An international centre for the content of education, the IBE was founded in Geneva in 1925 as a private institution. In 1929, it became the first intergovernmental organization in the field of education. In 1969, the IBE joined UNESCO as an integral, yet autonomous, institution with three main lines of action: organizing the sessions of the International Conference on Education; collecting, analysing and disseminating educational documentation and information, in particular on innovations concerning curricula and teaching methods; and undertaking surveys and studies in the field of comparative education.

At the present time, the IBE: (a) manages World data on education, a databank presenting on a comparative basis the profiles of national education systems; (b) organizes courses on curriculum development in developing countries; (c) collects and disseminates through its databank INNODATA notable innovations on education; (d) co-ordinates preparation of national reports on the development of education; (e) administers the Comenius Medal awarded to outstanding teachers and educational researchers; and (f) publishes a quarterly review of education - Prospects, a quarterly newsletter-Educational innovation and information, a guide for foreign students - Study abroad, as well as other publications.

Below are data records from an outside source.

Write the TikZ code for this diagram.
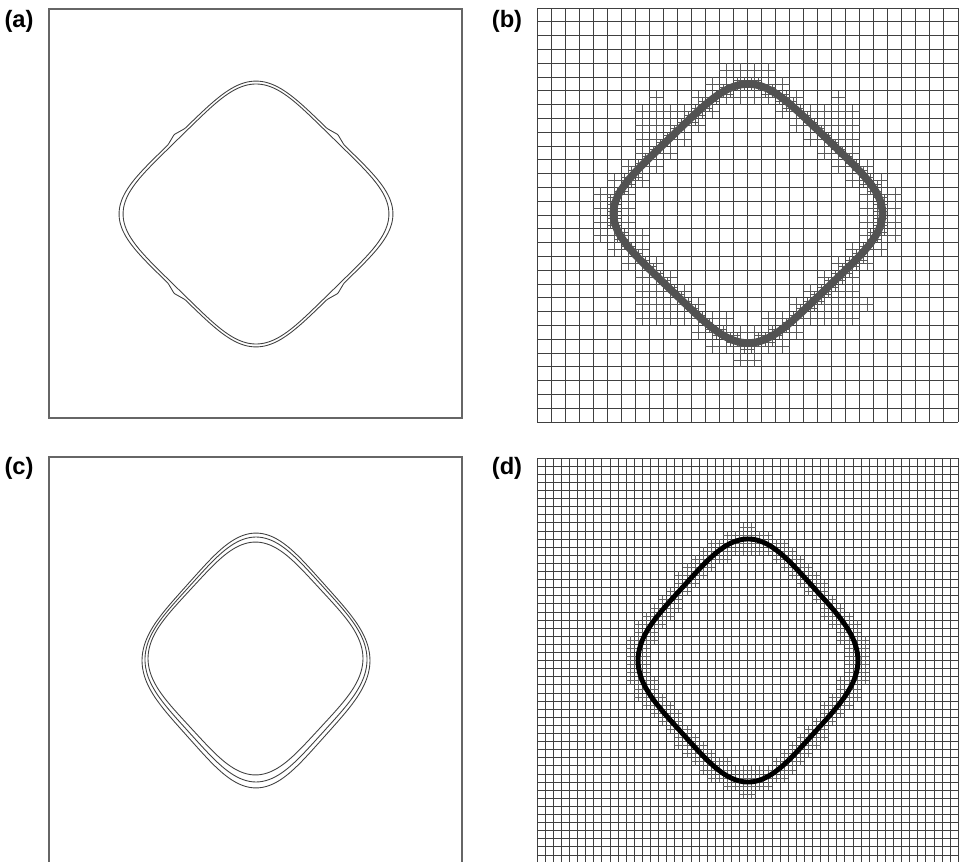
\documentclass[tikz,border=0pt]{standalone}
\usepackage{fontspec}
\setmainfont{Liberation Sans}

\tikzset{
  panel/.style={draw=black!60, line width=0.8pt},
  contour/.style={draw=black!75, line width=0.5pt, line join=round},
  coarse/.style={draw=black!75, line width=0.55pt},
  fine/.style={draw=black!65, line width=0.3pt},
  refine/.style={draw=black!60, line width=0.4pt},
  band/.style={draw=black!68, line width=4.3pt, line join=round},
  front/.style={draw=black, line width=2.8pt, line join=round},
  tag/.style={font=\fontsize{13.5}{15}\selectfont\bfseries, inner sep=0pt}
}

% radius of a squircle in the diagonal frame, with optional kinks at the side middles
\pgfmathdeclarefunction{sqrad}{3}{%
  \begingroup
    \pgfmathparse{1/((abs(cos(#1))^#2+abs(sin(#1))^#2)^(1/#2))}%
    \let\sqr\pgfmathresult
    \pgfmathparse{\sqr*(1+#3*max(0,1-abs(mod(#1+45,90)-45)/6))}%
    \pgfmathsmuggle\pgfmathresult
  \endgroup}

% approximate signed distance (px) to the squircle: dx, dy, Sx, Sy, q
\pgfmathdeclarefunction{sqlev}{5}{%
  \begingroup
    \pgfmathparse{0.7071*(#1/#3+#2/#4)}\let\squ\pgfmathresult
    \pgfmathparse{0.7071*(#1/#3-#2/#4)}\let\sqv\pgfmathresult
    \pgfmathparse{(abs(\squ)+0.0001)^#5+(abs(\sqv)+0.0001)^#5}\let\sqs\pgfmathresult
    \pgfmathparse{115*(\sqs^(1/#5)-1)}%
    \pgfmathsmuggle\pgfmathresult
  \endgroup}

% rounded diamond contour: style, cx, cy, Sx, Sy, q, kink
\newcommand\sqcurve[7]{%
  \draw[#1] plot[domain=0.5:360.5, samples=361]
    ({#2+#4*0.7071*sqrad(\x,#6,#7)*(cos(\x)+sin(\x))},
     {#3+#5*0.7071*sqrad(\x,#6,#7)*(cos(\x)-sin(\x))}) -- cycle;
}

\begin{document}
\begin{tikzpicture}[x=0.02cm, y=-0.02cm]
  \useasboundingbox (0,0) rectangle (965,862);

  % (a) two contours
  \node[tag] (la) at (19,21.5) {(a)};
  \draw[panel] (49,9) rectangle (462,418);
  \sqcurve{contour}{256}{214}{112.6}{109.3}{4.6}{0.028}
  \sqcurve{contour}{256}{214}{109.3}{106.9}{4.6}{0}

  % (b) coarse grid with refinement near the front
  \node[tag] (lb) at (507,21.5) {(b)};
  \foreach \i in {0,...,30}
    \draw[coarse] ({537+\i*14.033},8) -- ({537+\i*14.033},422);
  \foreach \j in {0,...,30}
    \draw[coarse] (537,{8+\j*13.8}) -- (958,{8+\j*13.8});
  \foreach \i in {0,...,29}{
    \foreach \j in {0,...,29}{
      \pgfmathsetmacro\xa{537+\i*14.033}
      \pgfmathsetmacro\ya{8+\j*13.8}
      \pgfmathsetmacro\lv{sqlev(\xa+7.0165-748,\ya+6.9-213.5,110.6,106.5,4.6)}
      \pgfmathsetmacro\ear{100*veclen((abs(\xa+7.0165-748)-95)/100,(abs(\ya+6.9-213.5)-93)/100)}
      \pgfmathtruncatemacro\ok{(abs(\lv)<18 || \ear<24) ? 1 : 0}
      \ifnum\ok=1
        \draw[fine] ({\xa+7.0165},\ya) -- ++(0,13.8) (\xa,{\ya+6.9}) -- ++(14.033,0);
        \foreach \u in {0,1}{
          \foreach \v in {0,1}{
            \pgfmathsetmacro\xb{\xa+\u*7.0165}
            \pgfmathsetmacro\yb{\ya+\v*6.9}
            \pgfmathsetmacro\lw{sqlev(\xb+3.508-748,\yb+3.45-213.5,110.6,106.5,4.6)}
            \pgfmathtruncatemacro\okk{abs(\lw)<6 ? 1 : 0}
            \ifnum\okk=1
              \draw[fine] ({\xb+3.508},\yb) -- ++(0,6.9) (\xb,{\yb+3.45}) -- ++(7.0165,0);
            \fi
          }
        }
      \fi
    }
  }
  \sqcurve{band}{748}{213.5}{110.6}{106.5}{4.6}{0}

  % (c) three contours
  \node[tag] (lc) at (19,468) {(c)};
  \draw[panel] (49,862) -- (49,457) -- (462,457) -- (462,862);
  \sqcurve{contour}{256}{660.5}{96.5}{107.9}{3.85}{0}
  \sqcurve{contour}{256}{659.5}{94.0}{103.7}{3.85}{0}
  \sqcurve{contour}{255.5}{658.5}{91.0}{98.6}{3.85}{0}

  % (d) fine grid, refined band and front
  \node[tag] (ld) at (507,468) {(d)};
  \foreach \i in {0,...,52}
    \draw[coarse, line width=0.45pt] ({537+\i*8.1},458) -- ({537+\i*8.1},862);
  \foreach \j in {0,...,49}
    \draw[coarse, line width=0.45pt] (537,{458+\j*8.1}) -- (958.2,{458+\j*8.1});
  \foreach \i in {0,...,51}{
    \foreach \j in {0,...,49}{
      \pgfmathsetmacro\xa{537+\i*8.1}
      \pgfmathsetmacro\ya{458+\j*8.1}
      \pgfmathsetmacro\lv{sqlev(\xa+4.05-748,\ya+4.05-660.5,93.1,102.9,3.85)}
      \pgfmathtruncatemacro\ok{abs(\lv)<13 ? 1 : 0}
      \ifnum\ok=1
        \draw[refine] ({\xa+4.05},\ya) -- ++(0,8.1) (\xa,{\ya+4.05}) -- ++(8.1,0);
      \fi
    }
  }
  \sqcurve{front}{748}{660.5}{93.1}{102.9}{3.85}{0}
\end{tikzpicture}
\end{document}
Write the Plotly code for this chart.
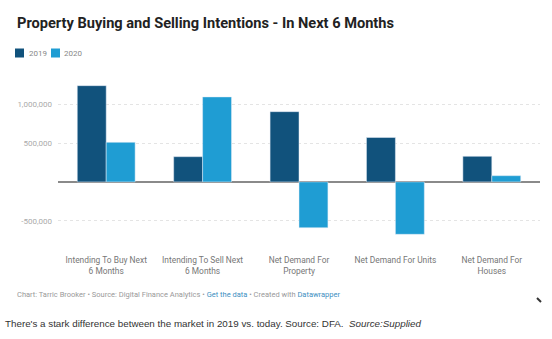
import plotly.graph_objects as go

categories = [
    "Intending To Buy Next<br>6 Months",
    "Intending To Sell Next<br>6 Months",
    "Net Demand For<br>Property",
    "Net Demand For Units",
    "Net Demand For<br>Houses",
]
values_2019 = [1240000, 325000, 905000, 572000, 330000]
values_2020 = [510000, 1095000, -590000, -675000, 80000]
y_tick_vals = [-500000, 500000, 1000000]
y_tick_text = ["-500,000", "500,000", "1,000,000"]

COLOR_2019 = "#11527c"
COLOR_2020 = "#1f9dd3"

W, H = 552, 339
L, R, T, B = 58, 12, 81, 95
PW, PH = W - L - R, H - T - B


def px(x):
    return (x - L) / PW


def py(y):
    return (H - B - y) / PH


fig = go.Figure()
fig.add_trace(go.Bar(name="2019", x=categories, y=values_2019, marker_color=COLOR_2019))
fig.add_trace(go.Bar(name="2020", x=categories, y=values_2020, marker_color=COLOR_2020))

annotations = [
    dict(text="<b>Property Buying and Selling Intentions - In Next 6 Months</b>",
         x=px(15), y=py(23), xanchor="left", yanchor="middle",
         font=dict(family="Roboto", size=14.6, color="#222222")),
    dict(text="2019", x=px(27), y=py(53), xanchor="left", yanchor="middle",
         font=dict(family="Roboto", size=8, color="#888888")),
    dict(text="2020", x=px(62), y=py(53), xanchor="left", yanchor="middle",
         font=dict(family="Roboto", size=8, color="#888888")),
    dict(text="Chart: Tarric Brooker • Source: Digital Finance Analytics • "
              "<span style='color:#3d8fbf'>Get the data</span> • Created with "
              "<span style='color:#3d8fbf'>Datawrapper</span>",
         x=px(15), y=py(294), xanchor="left", yanchor="middle",
         font=dict(family="Roboto", size=7.5, color="#999999")),
    dict(text="There's a stark difference between the market in 2019 vs. today. Source: DFA.  "
              "<i>Source:Supplied</i>",
         x=px(3), y=py(323), xanchor="left", yanchor="middle",
         font=dict(family="Liberation Sans", size=9.8, color="#333333")),
]
for a in annotations:
    a.update(xref="paper", yref="paper", showarrow=False)

shapes = [
    dict(type="rect", x0=px(15), x1=px(24), y0=py(57.5), y1=py(48.5),
         fillcolor=COLOR_2019, line_width=0),
    dict(type="rect", x0=px(51), x1=px(60), y0=py(57.5), y1=py(48.5),
         fillcolor=COLOR_2020, line_width=0),
    dict(type="line", x0=px(537), x1=px(541), y0=py(298), y1=py(302),
         line=dict(color="#333333", width=2)),
]
for s in shapes:
    s.update(xref="paper", yref="paper")

fig.update_layout(
    width=W, height=H,
    margin=dict(l=L, r=R, t=T, b=B, pad=0),
    paper_bgcolor="white", plot_bgcolor="white",
    barmode="group", bargap=0.4, bargroupgap=0,
    showlegend=False,
    annotations=annotations, shapes=shapes,
    font=dict(family="Roboto"),
)
fig.update_xaxes(
    showgrid=False, showline=False, ticks="",
    tickfont=dict(family="Roboto", size=8.4, color="#777777"),
    tickangle=0,
    ticklabelstandoff=10,
)
fig.update_yaxes(
    range=[-800000, 1300000],
    tickvals=y_tick_vals, ticktext=y_tick_text,
    showgrid=True, gridcolor="#e4e4e4", griddash="dot", gridwidth=1,
    zeroline=True, zerolinecolor="#8a8a8a", zerolinewidth=1.5,
    showline=False, ticks="",
    tickfont=dict(family="Roboto", size=8, color="#aaaaaa"),
    ticklabelstandoff=5,
)

fig.write_html("out.html")
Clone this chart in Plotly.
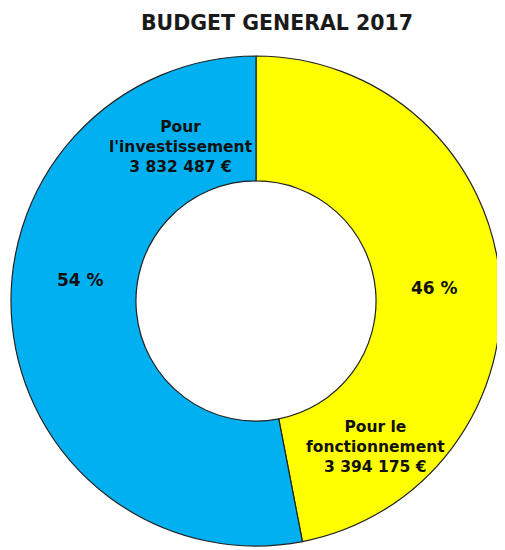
import plotly.graph_objects as go

categories = ["Pour le fonctionnement", "Pour l'investissement"]
values = [3394175, 3832487]
pct_labels = ["46 %", "54 %"]
colors = ["#FFFF00", "#00B0F0"]
title = "BUDGET GENERAL 2017"

FONT = "DejaVu Sans"
# page has an 8px body margin; figure sized to fit window
W, H = 497, 542
L, R, T, B = 2, 3, 48, 4
PW, PH = W - L - R, H - T - B


def px(x, y):
    """page pixel -> paper coords"""
    return (x - 8 - L) / PW, 1 - (y - 8 - T) / PH


def fmt(v):
    return f"{v:,}".replace(",", " ") + " €"


fig = go.Figure(go.Pie(
    labels=categories,
    values=values,
    textinfo="none",
    hole=0.49,
    sort=False,
    direction="clockwise",
    rotation=0,
    marker=dict(colors=colors, line=dict(color="#222222", width=1.2)),
    showlegend=False,
    hoverinfo="label+value+percent",
))

lab_font = dict(family=FONT, size=15.5, color="#111111", weight="bold")
pct_font = dict(family=FONT, size=17, color="#111111", weight="bold")


def add_text(xp, yp, text, font):
    x, y = px(xp, yp)
    fig.add_annotation(x=x, y=y, xref="paper", yref="paper", text=text,
                       showarrow=False, font=font, align="center",
                       xanchor="center", yanchor="middle")


add_text(181, 147, "Pour<br>l'investissement<br>" + fmt(values[1]), lab_font)
add_text(375, 447, "Pour le<br>fonctionnement<br>" + fmt(values[0]), lab_font)
add_text(80, 280, pct_labels[1], pct_font)
add_text(434, 288, pct_labels[0], pct_font)

fig.update_layout(
    width=W, height=H,
    margin=dict(l=L, r=R, t=T, b=B),
    paper_bgcolor="white",
    plot_bgcolor="white",
    title=dict(
        text=title,
        x=(277 - 8) / W, y=1 - (23 - 8) / H, xanchor="center", yanchor="middle",
        font=dict(family=FONT, size=20.5, color="#1a1a1a", weight="bold"),
    ),
)

fig.write_html("out.html")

In the context of its training courses on curriculum development, the Bureau is establishing regional and subregional networks on the management of curriculum change and developing a new information service-a platform for the exchange of information on content.

The IBE is governed by a Council composed of representatives of twenty-eight Member States elected by the General Conference of UNESCO.

The IBE is proud to be associated with the work of the International Academy of Education and publishes this material in its capacity as a clearing house promoting the exchange of information on educational practices.